Die Überlebenden des Holocaust werden immer weniger, doch ihre Traumata leben fort - in ihren Kindern. In Israel hat man sich auf die Forschung und Behandlung spezialisiert.
Herzlich, voller Wärme und gleichzeitig aufgewühlt begrüßt uns Dorit Sodowsky in ihrem Zuhause in Rishon Le Tzion in der Nähe von Tel Aviv. Genau wie vor fünf Jahren, als wir sie schon einmal besuchten.
Der Schatten von Auschwitz über den Nachkommen
Damals erzählte uns Dorit von dem Schatten, der über ihr lag, der Schatten von Auschwitz. Der Todesfabrik der Nazis, die ihre Eltern überlebt hatten. Nur physisch überlebt, wie es Dorit nennt: "Meine Mutter hat in der Nacht oft geschrien. Das kam von den Alpträumen. Sie hat immer geträumt."

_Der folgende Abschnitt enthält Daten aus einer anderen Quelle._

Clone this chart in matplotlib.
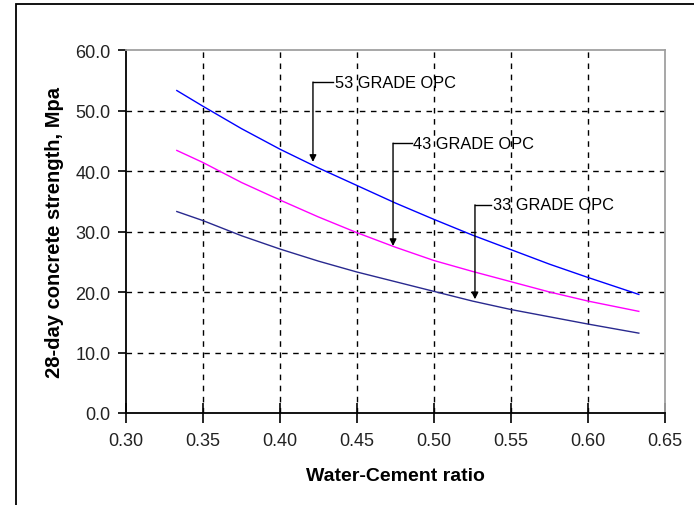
import matplotlib
matplotlib.use("Agg")
import matplotlib.pyplot as plt
from matplotlib.patches import Rectangle

# water-cement ratio vs 28-day strength
wc_ratio = [0.333, 0.35, 0.375, 0.40, 0.425, 0.45, 0.475, 0.50, 0.525, 0.55, 0.575, 0.60, 0.633]
grade_53 = [53.3, 50.7, 47.0, 43.6, 40.5, 37.6, 34.7, 32.0, 29.4, 27.0, 24.6, 22.4, 19.6]
grade_43 = [43.4, 41.4, 38.1, 35.2, 32.4, 29.8, 27.4, 25.2, 23.4, 21.7, 20.0, 18.5, 16.8]
grade_33 = [33.3, 31.8, 29.3, 27.1, 25.1, 23.3, 21.7, 20.1, 18.5, 17.1, 15.9, 14.7, 13.2]

labels = ["53 GRADE OPC", "43 GRADE OPC", "33 GRADE OPC"]
colors = ["#0000ff", "#ff00ff", "#29298f"]
# callout: corner x, text y, arrow tip y, text start x
call_x = [0.4214, 0.4734, 0.5266]
call_text_y = [54.7, 44.6, 34.4]
call_tip_y = [41.5, 27.6, 18.8]
call_text_x = [0.4357, 0.4864, 0.5383]

x_ticks = [0.30, 0.35, 0.40, 0.45, 0.50, 0.55, 0.60, 0.65]
y_ticks = [0.0, 10.0, 20.0, 30.0, 40.0, 50.0, 60.0]

plt.rcParams['font.family'] = ['Liberation Sans', 'DejaVu Sans']

fig = plt.figure(figsize=(6.94, 5.06), dpi=100)
ax = fig.add_axes([126 / 694, 92 / 506, 539 / 694, 363 / 506])

# outer chart frame (cut off at right and bottom)
fig.patches.append(Rectangle((16 / 694, -0.1), 1.2, (501 / 506) + 0.1,
                             transform=fig.transFigure, fill=False,
                             edgecolor="black", linewidth=1.3))

for ys, c in zip([grade_53, grade_43, grade_33], colors):
    ax.plot(wc_ratio, ys, color=c, linewidth=1.0, zorder=3)

for lab, cx, ty, tip, tx in zip(labels, call_x, call_text_y, call_tip_y, call_text_x):
    ax.plot([cx, tx - 0.001], [ty, ty], color="black", linewidth=1.0, zorder=4)
    ax.annotate("", xy=(cx, tip), xytext=(cx, ty),
                arrowprops=dict(arrowstyle="-|>", color="black", lw=1.0,
                                mutation_scale=10, shrinkA=0, shrinkB=0), zorder=4)
    ax.text(tx, ty, lab, fontsize=11.8, va="center", ha="left", zorder=4)

ax.set_xlim(0.30, 0.65)
ax.set_ylim(0, 60)
ax.set_xticks(x_ticks)
ax.set_yticks(y_ticks)
ax.set_xticklabels([f"{v:.2f}" for v in x_ticks])
ax.set_yticklabels([f"{v:.1f}" for v in y_ticks])
ax.tick_params(axis="x", direction="inout", length=14, width=1.2, labelsize=13, pad=7,
               labelcolor="#222222")
ax.tick_params(axis="y", direction="out", length=6, width=1.2, labelsize=13, pad=5,
               labelcolor="#222222")

ax.grid(True, color="black", linestyle=(0, (4, 4)), linewidth=1.0)
ax.set_axisbelow(True)
# no dashed lines on the plot border
xg = ax.xaxis.get_gridlines()
xg[0].set_visible(False)
xg[-1].set_visible(False)
yg = ax.yaxis.get_gridlines()
yg[0].set_visible(False)
yg[-1].set_visible(False)

for side in ["left", "bottom"]:
    ax.spines[side].set_color("black")
    ax.spines[side].set_linewidth(1.3)
for side in ["top", "right"]:
    ax.spines[side].set_color("#a0a0a0")
    ax.spines[side].set_linewidth(1.3)

ax.set_xlabel("Water-Cement ratio", fontsize=14, fontweight="bold", labelpad=13)
ax.set_ylabel("28-day concrete strength, Mpa", fontsize=14.5, fontweight="bold", labelpad=8)

fig.savefig("out.png", dpi=100)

Ihre Eltern konnten ihr nie sagen, dass sie sie lieben. Dorit vermisst als Kind die Nähe, die Wärme der Mutter, erlebt stattdessen eine Art verkehrte Welt. Sie braucht lange, bis sie versteht, dass auch sie unter einem Trauma leidet, dem sogenannten Trauma der zweiten Generation.
Es war wie eine Erlösung, als er endlich gesprochen hatte
Bis zu ihrem Tod kümmert sich Dorit liebevoll und geduldig um beide Eltern. Doch auch ihr Vater lebt gefangen in seinen Alpträumen und Erinnerungen. Seine gelegentlichen Wutausbrüche und die KZ-Nummer auf seinem Arm lassen Dorit ahnen, was er durchgemacht hat. Doch es ist ihm Zeit seines Lebens nicht möglich, mit der Tochter darüber zu sprechen. Bis zu dem Tag, als wir sie mit der Kamera beim Besuch begleiten, erzählt sie heute. Danach erzählte er plötzlich. Er öffnete sich, erklärt Dorit.
"Und mein Vater stand die ganze Zeit daneben und konnte nichts tun. Nachdem er von diesem Erlebnis endlich erzählt hatte, wurde er irgendwie friedvoller, denn es war sein größtes Geheimnis, das er in seinem Herzen trug." Es sei eine Erlösung gewesen, dass ihr Vater endlich gesprochen habe. Sein letztes Geheimnis habe sie allerdings erst entdeckt, nachdem er gestorben war.
Sein letztes Geheimnis ist ihr persönliches Mahnmal
Wir sollen uns anschauen, was er unter seiner Matratze versteckt hatte, es sei das fehlende Puzzlestück. Es ist der Schaft eines Gewehrs, das einem deutschen Soldaten gehörte. Keiner wisse, wie er in den Besitz ihres Vaters gekommen ist. "Schau es dir an. Meine Hände zittern, halte es für mich", bittet mich Dorit. Mit Nägeln eingeschlagen in das Stück Holz ein Hakenkreuz.
Für Dorit steht fest, er habe das getan, um nie zu vergessen. Er habe sich immer erinnern wollen, mit jeder Faser seines Körpers. Für Dorit selbst ist der Gewehrschaft nun ihr persönliches Mahnmal. Er hilft ihr loszulassen und gleichzeitig nicht zu vergessen. Das sei sie ihrem Vater und sich schuldig.